Tuesday, April 2, 2013

Over-The-Top Environmental Allegation Made Against Gov. Office

File this under 'well, we've heard it all now.'

Or: 'The state is entirely for sale.'

A DNR official managing environmental issues at a Madison corporation with groundwater and soil contamination problems says in a court record that the company asked the Governor's office to help limit neighbors' potential damage settlements from the company.

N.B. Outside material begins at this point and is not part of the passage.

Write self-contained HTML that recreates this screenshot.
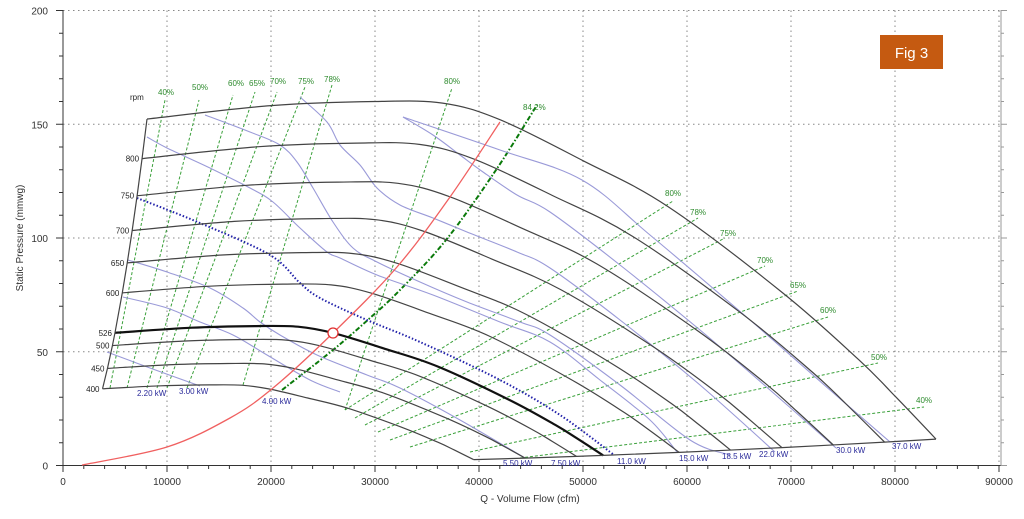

According to The Capital Times:

Madison-Kipp Corp. asked Gov. Scott Walker’s office to intervene in an ongoing investigation at the company’s plant on the East Side of Madison — and to interfere with a lawsuit filed by its neighbors — according to testimony from a state official in a federal lawsuit.
The Wisconsin Department of Natural Resources official charged with overseeing testing and cleanup at the Madison-Kipp site said that in 30 years of working at the DNR he “could recall no instance where a company went to the governor’s office complaining” about his decisions, according to court documents filed last week in a lawsuit filed by neighbors of the site...
Lawyers for the neighbors also cited an email from one of the company’s attorneys in which he told the governor’s top attorney the company would prefer to defend a lawsuit filed by the state rather than the neighbors to limit a potential payout.

1 comment:

Jake formerly of the LP said...

First of all, this should remind you of Scott Gunderson working to let Herr Environmental off the hook for spilling human sh*t all around Oconomowoc. "Give the GOP supporters a slap on the wrist and allow them to go away" seems to be SOP for this Administration's DNR.

But the real story lurking is that the Michael Best lawyer who made the request for the state to cover this up is Ray Taffora.

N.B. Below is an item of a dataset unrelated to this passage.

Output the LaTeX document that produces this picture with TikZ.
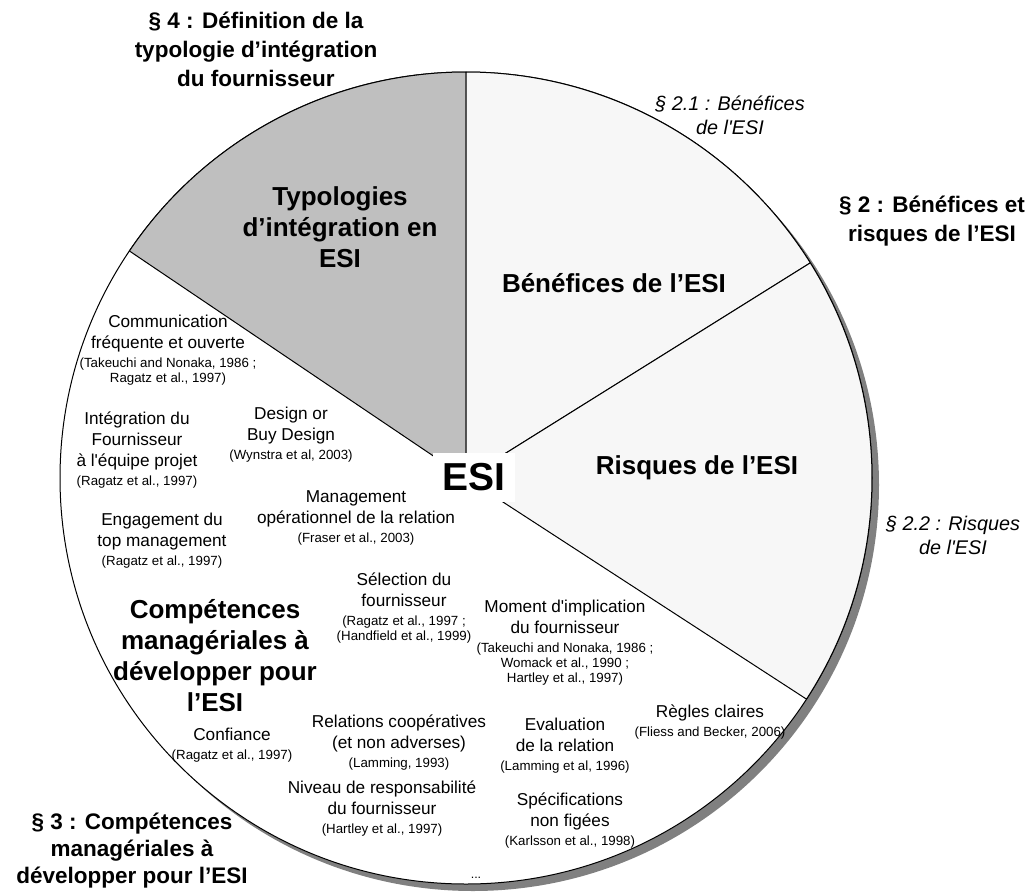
\documentclass[tikz,border=0pt]{standalone}
\usepackage{fontspec}
\setmainfont{Liberation Sans}[Ligatures=TeXOff]
\definecolor{sectorgray}{HTML}{BFBFBF}
\definecolor{sectorlight}{HTML}{F7F7F7}
\definecolor{shadowgray}{HTML}{808080}
\tikzset{
  sectorline/.style={draw=black, line width=1pt, line join=round},
  biglabel/.style={align=center, inner sep=0pt, font=\bfseries\fontsize{26}{31}\selectfont},
  outerlabel/.style={align=center, inner sep=0pt, font=\bfseries\fontsize{22.5}{29}\selectfont},
  outerit/.style={align=center, inner sep=0pt, font=\itshape\fontsize{19.8}{24}\selectfont},
  item/.style={align=center, inner sep=0pt, font=\fontsize{17.2}{21}\selectfont},
}
\newcommand{\cit}[1]{{\fontsize{13.3}{15}\selectfont #1}}
\begin{document}
\begin{tikzpicture}[x=1pt,y=1pt]
\useasboundingbox (0,0) rectangle (1026,-895);
\coordinate (c) at (466,-478);
\coordinate (cs) at (473,-485);
% shadow and disc
\fill[shadowgray] (cs) circle (406);
\filldraw[sectorline, fill=white] (c) circle (406);
% sectors
\filldraw[sectorline, fill=sectorgray] (c) -- ++(146:406) arc[start angle=146, end angle=90, radius=406] -- cycle;
\filldraw[sectorline, fill=sectorlight] (c) -- ++(90:406) arc[start angle=90, end angle=32, radius=406] -- cycle;
\filldraw[sectorline, fill=sectorlight] (c) -- ++(32:406) arc[start angle=32, end angle=-33, radius=406] -- cycle;
% centre
\node[fill=white, minimum width=82, minimum height=49, inner sep=0pt, font=\bfseries\fontsize{39}{39}\selectfont] (esi) at (474,-477) {ESI};
% big labels
\node[biglabel] (typo) at (340,-227) {Typologies\\d’intégration en\\ESI};
\node[biglabel] (bene) at (614,-283) {Bénéfices de l’ESI};
\node[biglabel] (risq) at (697,-468) {Risques de l’ESI};
\node[biglabel] (comp) at (215,-656) {Compétences\\managériales à\\développer pour\\l’ESI};
% outer labels
\node[outerlabel] (s4) at (256,-49) {§ 4 : Définition de la\\typologie d’intégration\\du fournisseur};
\node[outerlabel] (s2) at (932,-221) {§ 2 : Bénéfices et\\risques de l’ESI};
\node[outerit] (s21) at (730,-115) {§ 2.1 : Bénéfices\\de l'ESI};
\node[outerit] (s22) at (953,-535) {§ 2.2 : Risques\\de l'ESI};
\node[outerlabel, font=\bfseries\fontsize{22.5}{27}\selectfont] (s3) at (132,-851) {§ 3 : Compétences\\managériales à\\développer pour l’ESI};
% items
\node[item] (comm) at (168,-350) {Communication\\fréquente et ouverte\\[-2pt]\cit{(Takeuchi and Nonaka, 1986 ;}\\[-6pt]\cit{Ragatz et al., 1997)}};
\node[item] (integ) at (137,-450) {Intégration du\\Fournisseur\\à l'équipe projet\\[-2pt]\cit{(Ragatz et al., 1997)}};
\node[item] (design) at (291,-435) {Design or\\Buy Design\\[-2pt]\cit{(Wynstra et al, 2003)}};
\node[item] (mgmt) at (356,-518) {Management\\opérationnel de la relation\\[-2pt]\cit{(Fraser et al., 2003)}};
\node[item] (engag) at (162,-541) {Engagement du\\top management\\[-2pt]\cit{(Ragatz et al., 1997)}};
\node[item] (select) at (404,-608) {Sélection du\\fournisseur\\[-2pt]\cit{(Ragatz et al., 1997 ;}\\[-6pt]\cit{(Handfield et al., 1999)}};
\node[item] (moment) at (565,-643) {Moment d'implication\\du fournisseur\\[-2pt]\cit{(Takeuchi and Nonaka, 1986 ;}\\[-6pt]\cit{Womack et al., 1990 ;}\\[-6pt]\cit{Hartley et al., 1997)}};
\node[item] (relat) at (399,-743) {Relations coopératives\\(et non adverses)\\[-2pt]\cit{(Lamming, 1993)}};
\node[item] (confi) at (232,-745) {Confiance\\[-2pt]\cit{(Ragatz et al., 1997)}};
\node[item] (evalr) at (565,-746) {Evaluation\\de la relation\\[-2pt]\cit{(Lamming et al, 1996)}};
\node[item] (regles) at (710,-722) {Règles claires\\[-2pt]\cit{(Fliess and Becker, 2006)}};
\node[item] (niveau) at (382,-809) {Niveau de responsabilité\\du fournisseur\\[-2pt]\cit{(Hartley et al., 1997)}};
\node[item] (spec) at (570,-821) {Spécifications\\non figées\\[-2pt]\cit{(Karlsson et al., 1998)}};
\node[inner sep=0pt, font=\fontsize{12.5}{15}\selectfont] (dots) at (476,-878) {...};
\end{tikzpicture}
\end{document}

Who's Ray Taffora? He's a former DOJ official that gave thousands of dollars to J-B Van Hollen's re-election campaign, and then quit the DOJ after Van Hollen's and Walker's election to work at Michael Best. Taffora then took a main role on Michael Best's no-bid, $500,000 state contract to work on Act 10.

It all goes back to Michael Best and GOP campaign dollars. This is why this case, and Michael Best's "work" in the redistricting case, have major legs. Stay on this story.